Con riferimento al contratto di ormeggio, la Cassazione, con la sentenza del 1° giugno 2004, n. 10484, ha stabilito quanto segue:
a) che il c.d. contratto di ormeggio non trova alcuna specifica regolamentazione nè nel codice civile nè in quello della navigazione, che si limita a dettare norme sulla professione di ormeggiatore (art. 116 c. 1^ n. 4 c. n. e 208 ss. reg. nav. mar.), sicché costituisce un contratto “atipico”, che il diritto non può non riconoscere, in quanto diretto a realizzare un interesse meritevole di tutela (art. 1322 c. 2^ c.c.);
b) che tale contratto atipico non può, tuttavia, essere equiparato, sic et simpliciter, al deposito, sì da doversi ritenere applicabili analogicamente le disposizioni di cui agli artt. 1766 ss. c.c., potendo avere un oggetto più vario ed articolato, in dipendenza delle attrezzature e dell’organizzazione del porto turistico ed, alla fine, degli accordi tra le parti, nell’espletamento della propria autonomia contrattuale;
c) che l’oggetto del contratto in esame può limitarsi, infatti, da una parte alla messa a disposizione delle strutture, e dall’altra alla loro utilizzazione al solo fine dell’ormeggio e della sosta dell’imbarcazione, senza alcuna ulteriore prestazione: in tal caso lo stesso presenta una sostanziale affinità con la locazione (può riscontrarsi una analogia con la locazione del c.d. “posto macchina”), in cui, secondo la definizione che ne da’ l’art. 1571 c.c., “una parte si obbliga a far godere all’altra una cosa mobile o immobile per un dato tempo, verso un determinato corrispettivo” senza che tale qualificazione osti la presenza di personale del concedente, al fine di regolare gli arrivi e di riscuotere i corrispettivi;
d) che il contratto può, invece, dar luogo ad un affidamento del natante agli addetti alla struttura, e, attraverso essi, all’altro contraente (eventualmente in applicazione degli artt. 2203 ss. c.c.), che comporta l’obbligo della sua custodia, sì da renderlo assimilabile ad deposito (artt. 1766 ss. c.c.) e da rendere applicabili le relative disposizioni;
e) che, pertanto, il contratto di ormeggio, pur rientrando nella categoria dei contratti atipici, è sempre caratterizzato da una struttura minima essenziale (in mancanza della quale non può dirsi realizzata la detta convenzione negoziale), consistente nella semplice messa a disposizione ed utilizzazione delle strutture portuali con conseguente assegnazione di un delimitato e protetto spazio acqueo, ma il suo contenuto può del tutto legittimamente estendersi anche ad altre prestazioni (sinallagmaticamente collegate al corrispettivo), quali la custodia del natante e/o quella delle cose in esso contenute, ed il relativo accertamento si esaurisce in un giudizio di merito che, adeguatamente motivato, non è censurabile in sede di legittimità;
f) che di conseguenza incombe a colui che fonda un determinato diritto (o la responsabilità dell’altro contraente) sulla struttura del contratto, fornire la prova dell’oggetto e del contenuto, la prova, cioè, che il contratto ha avuto ad oggetto non la semplice utilizzazione delle strutture, ai fini dell’attracco e della sosta, ma altresì la custodia dell’imbarcazione; e, trattandosi di contratto per il quale non è richiesta alcuna forma, la relativa prova può essere data anche attraverso testimoni e può, eventualmente, essere tratta da presunzioni che presentino i connotati della gravità, della precisione e della concordanza (art. 2729 c.c.).
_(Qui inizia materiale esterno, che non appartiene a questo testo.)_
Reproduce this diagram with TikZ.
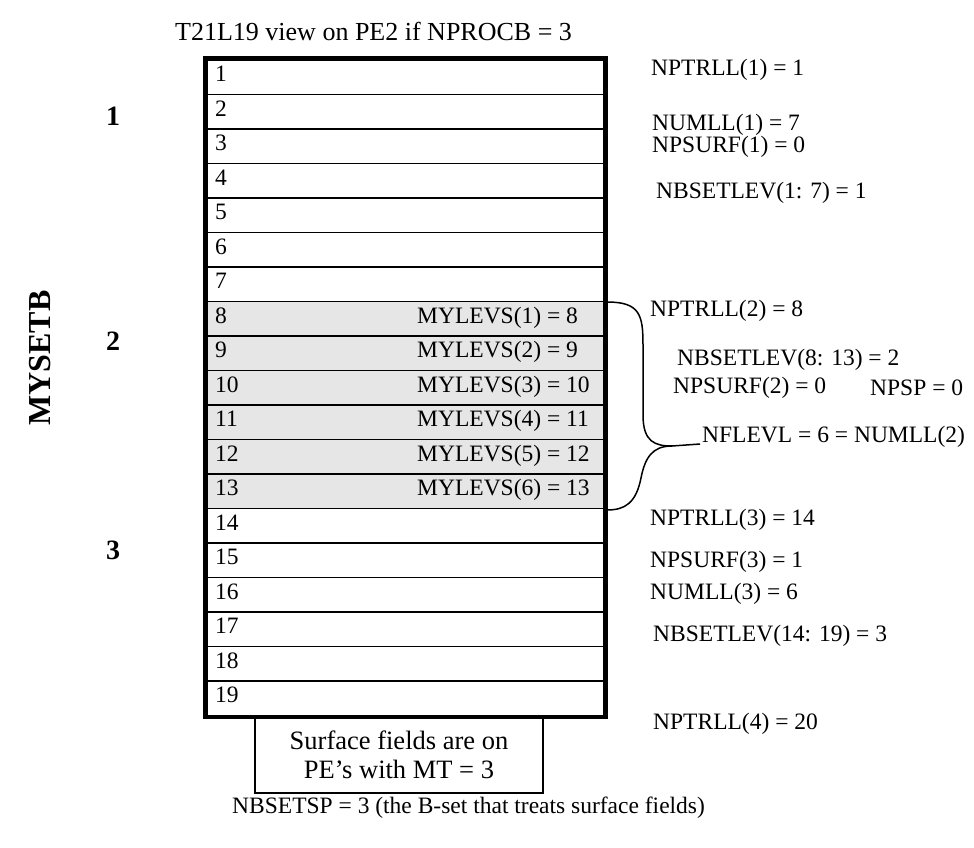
\documentclass[tikz,border=0pt]{standalone}
\usepackage{fontspec}
\setmainfont{Liberation Serif}

\definecolor{lev}{RGB}{230,230,230}

\tikzset{
  row/.style={line width=1.5pt},
  num/.style={anchor=west, inner sep=0pt},
  var/.style={anchor=west, inner sep=0pt},
  setno/.style={font=\fontsize{28}{30}\selectfont\bfseries},
}

\begin{document}
\begin{tikzpicture}[x=1pt,y=-1pt,font=\fontsize{23.5}{25}\selectfont]

    \useasboundingbox (0,0) rectangle (974,848);

    \node[var,font=\fontsize{26}{28}\selectfont] (title) at (175,31) {T21L19 view on PE2 if NPROCB = 3};

    % the levels
    \draw[row] (207,60) rectangle (604,94.5);
    \draw[row] (207,94.5) rectangle (604,129);
    \draw[row] (207,129) rectangle (604,163.5);
    \draw[row] (207,163.5) rectangle (604,198);
    \draw[row] (207,198) rectangle (604,232.5);
    \draw[row] (207,232.5) rectangle (604,267);
    \draw[row] (207,267) rectangle (604,301.5);
    \draw[row,fill=lev] (207,301.5) rectangle (604,336);
    \draw[row,fill=lev] (207,336) rectangle (604,370.5);
    \draw[row,fill=lev] (207,370.5) rectangle (604,405);
    \draw[row,fill=lev] (207,405) rectangle (604,439.5);
    \draw[row,fill=lev] (207,439.5) rectangle (604,474);
    \draw[row,fill=lev] (207,474) rectangle (604,508.5);
    \draw[row] (207,508.5) rectangle (604,543);
    \draw[row] (207,543) rectangle (604,577.5);
    \draw[row] (207,577.5) rectangle (604,612);
    \draw[row] (207,612) rectangle (604,646.5);
    \draw[row] (207,646.5) rectangle (604,681);
    \draw[row] (207,681) rectangle (604,715.5);

    \draw[line width=4.5pt] (205,58) rectangle (606,717);

    \node[num] (l1)  at (215,74)    {1};
    \node[num] (l2)  at (215,108.5) {2};
    \node[num] (l3)  at (215,143)   {3};
    \node[num] (l4)  at (215,177.5) {4};
    \node[num] (l5)  at (215,212)   {5};
    \node[num] (l6)  at (215,246.5) {6};
    \node[num] (l7)  at (215,281)   {7};
    \node[num] (l8)  at (215,315.5) {8};
    \node[num] (l9)  at (215,350)   {9};
    \node[num] (l10) at (215,384.5) {10};
    \node[num] (l11) at (215,419)   {11};
    \node[num] (l12) at (215,453.5) {12};
    \node[num] (l13) at (215,488)   {13};
    \node[num] (l14) at (215,522.5) {14};
    \node[num] (l15) at (215,557)   {15};
    \node[num] (l16) at (215,591.5) {16};
    \node[num] (l17) at (215,626)   {17};
    \node[num] (l18) at (215,660.5) {18};
    \node[num] (l19) at (215,695)   {19};

    \node[var] (m1) at (417,317.5) {MYLEVS(1) = 8};
    \node[var] (m2) at (417,352)   {MYLEVS(2) = 9};
    \node[var] (m3) at (417,386.5) {MYLEVS(3) = 10};
    \node[var] (m4) at (417,421)   {MYLEVS(4) = 11};
    \node[var] (m5) at (417,455.5) {MYLEVS(5) = 12};
    \node[var] (m6) at (417,490)   {MYLEVS(6) = 13};

    \node[draw,line width=2pt,minimum width=288pt,minimum height=76pt,align=center,
          font=\fontsize{26.5}{29}\selectfont] (surf) at (399,755)
         {Surface fields are on\\PE’s with MT = 3};

    % the B-sets
    \node[setno] (s1) at (113,116) {1};
    \node[setno] (s2) at (113,341) {2};
    \node[setno] (s3) at (113,550) {3};
    \node[font=\fontsize{32}{34}\selectfont\bfseries,rotate=90] (myset) at (40,358) {MYSETB};

    % brace
    \coordinate (btop) at (607,302);
    \coordinate (bbot) at (607,510);
    \coordinate (btip) at (700,444);
    \draw[line width=1.5pt] (btop) .. controls (640,302) and (643,315) .. (643,345)
        -- (643,415) .. controls (643,442) and (655,446) .. (672,446) -- (btip);
    \draw[line width=1.5pt] (672,446) .. controls (652,446) and (645,458) .. (641,478)
        .. controls (636,503) and (625,510) .. (bbot);

    \node[var] (p1) at (651,70)  {NPTRLL(1) = 1};
    \node[var] (u1) at (652,125) {NUMLL(1) = 7};
    \node[var] (f1) at (652,147) {NPSURF(1) = 0};
    \node[var] (n1) at (656,193) {NBSETLEV(1: 7) = 1};

    \node[var] (p2) at (650,311) {NPTRLL(2) = 8};
    \node[var] (n2) at (677,360) {NBSETLEV(8: 13) = 2};
    \node[var] (f2) at (673,388) {NPSURF(2) = 0};
    \node[var] (sp) at (870,388) {NPSP = 0};
    \node[var] (fl) at (702,437) {NFLEVL = 6 = NUMLL(2)};

    \node[var] (p3) at (650,520) {NPTRLL(3) = 14};
    \node[var] (f3) at (650,562) {NPSURF(3) = 1};
    \node[var] (u3) at (650,594) {NUMLL(3) = 6};
    \node[var] (n3) at (653,636) {NBSETLEV(14: 19) = 3};
    \node[var] (p4) at (653,724) {NPTRLL(4) = 20};

    \node[var] (bsp) at (232,808) {NBSETSP = 3 (the B-set that treats surface fields)};

\end{tikzpicture}
\end{document}
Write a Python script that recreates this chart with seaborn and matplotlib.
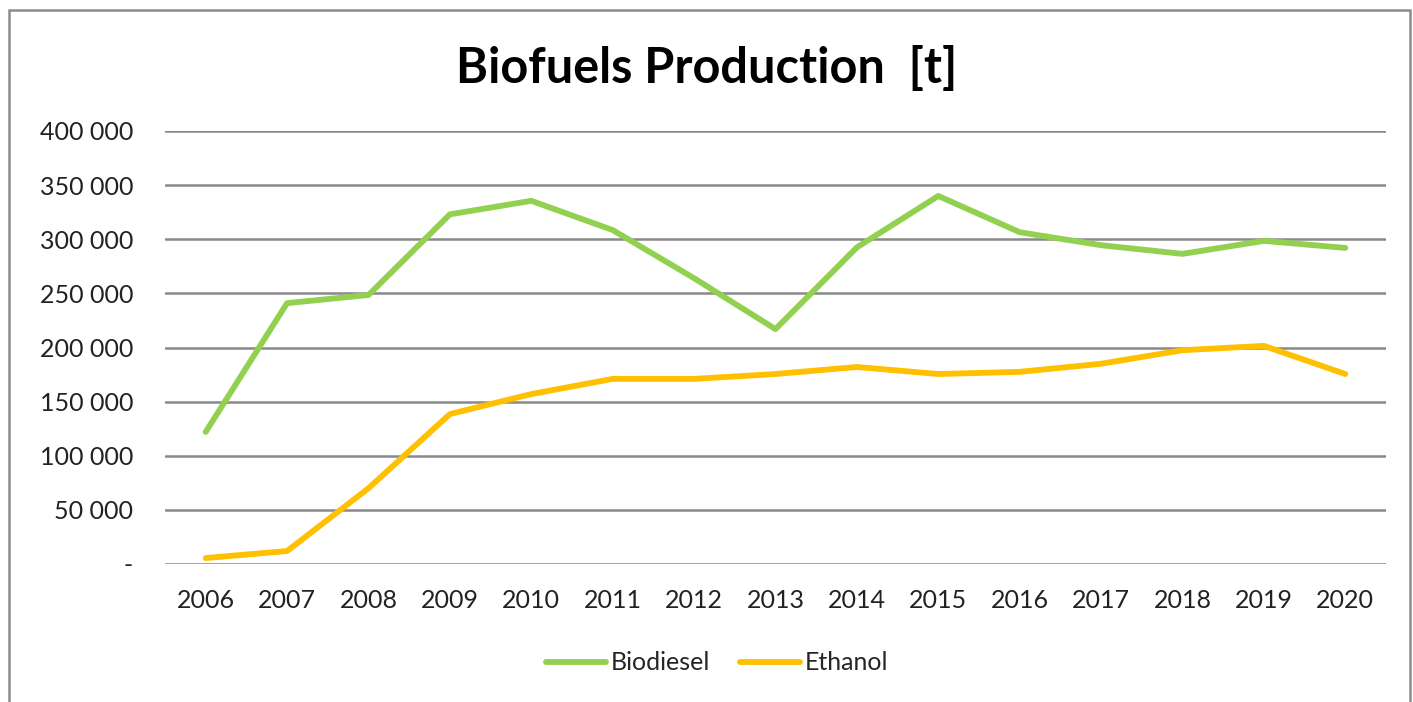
import pandas as pd
import matplotlib
matplotlib.use("Agg")
import matplotlib.pyplot as plt
import seaborn as sns
from matplotlib.ticker import FuncFormatter
from matplotlib.patches import Rectangle

# === DATA ===
years = [str(y) for y in range(2006, 2021)]
biodiesel = [122000, 241000, 248500, 323000, 335500, 308500, 264000, 217000,
             292500, 340000, 306500, 294500, 286500, 298500, 292000]
ethanol = [5500, 12000, 70000, 138500, 157000, 171000, 171000, 175500,
           182000, 175500, 177500, 185000, 197500, 201500, 175500]

df = pd.DataFrame({
    "Year": years * 2,
    "Value": biodiesel + ethanol,
    "Fuel": ["Biodiesel"] * len(years) + ["Ethanol"] * len(years),
})

palette = {"Biodiesel": "#92D050", "Ethanol": "#FFC000"}

sns.set_style("white")
plt.rcParams["font.family"] = ["Lato", "DejaVu Sans"]

fig = plt.figure(figsize=(14.13, 7.02), dpi=100)
ax = fig.add_axes([165 / 1413, 138 / 702, (1386 - 165) / 1413, (564 - 131) / 702])

sns.lineplot(data=df, x="Year", y="Value", hue="Fuel", palette=palette,
             linewidth=4.2, sort=False, ax=ax, solid_capstyle="round")

ax.set_xlim(-0.5, len(years) - 0.5)
ax.set_ylim(0, 400000)
ax.set_yticks(range(0, 400001, 50000))
ax.yaxis.set_major_formatter(FuncFormatter(
    lambda v, p: "-" if v == 0 else f"{int(v):,}".replace(",", " ")))
ax.grid(axis="y", color="#898989", linewidth=1.8)
ax.set_axisbelow(True)
for s in ax.spines.values():
    s.set_visible(False)
ax.tick_params(axis="both", length=0, labelsize=18, colors="#222222")
ax.tick_params(axis="y", pad=23)
ax.tick_params(axis="x", pad=18)
ax.set_xlabel("")
ax.set_ylabel("")

fig.text(0.5, 1 - 68 / 702, "Biofuels Production  [t]", ha="center", va="center",
         fontsize=35, fontweight="bold", color="black")

handles, labels = ax.get_legend_handles_labels()
ax.legend_.remove()
fig.legend(handles, labels, loc="center", bbox_to_anchor=(717 / 1413, 1 - 663 / 702),
           ncol=2, frameon=False, fontsize=18, handlelength=2.4,
           columnspacing=1.2, handletextpad=0.2)

fig.patches.append(Rectangle((9 / 1413, -0.05), (1410 - 9) / 1413, 1.05 - 10 / 702,
                             transform=fig.transFigure, fill=False,
                             edgecolor="#8c8c8c", linewidth=1.8))

fig.savefig("out.png", dpi=100)
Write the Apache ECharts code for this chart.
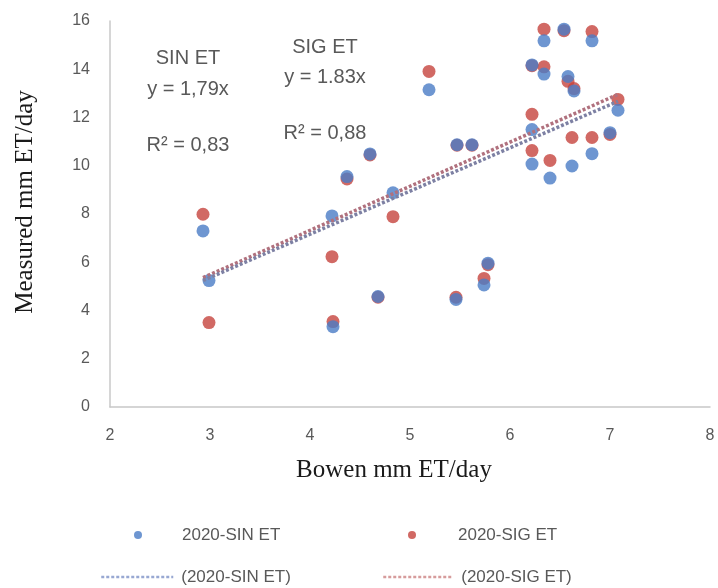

Quindi, la Cassazione, almeno nella più recente prospettazione dell’argomento, ha adottato una soluzione sufficientemente elastica.
In sostanza, ha argomentato nel senso che si deve indagare la volontà delle parti per ricondurre il contratto di ormeggio, che è un contratto atipico di custodia, nell’una piuttosto che nell’altra delle tre alternative possibili:
1. lo schema elementare, analogo alla locazione, in cui non c’è l’obbligo di custodia;
2. lo schema intermedio, in cui la custodia si risolve nella semplice vigilanza;
3. lo schema massimo, in cui l’ormeggiatore assume una vera e propria obbligazione custodiale in senso tecnico, che per ogni profilo rende applicabili la disciplina del contratto di deposito.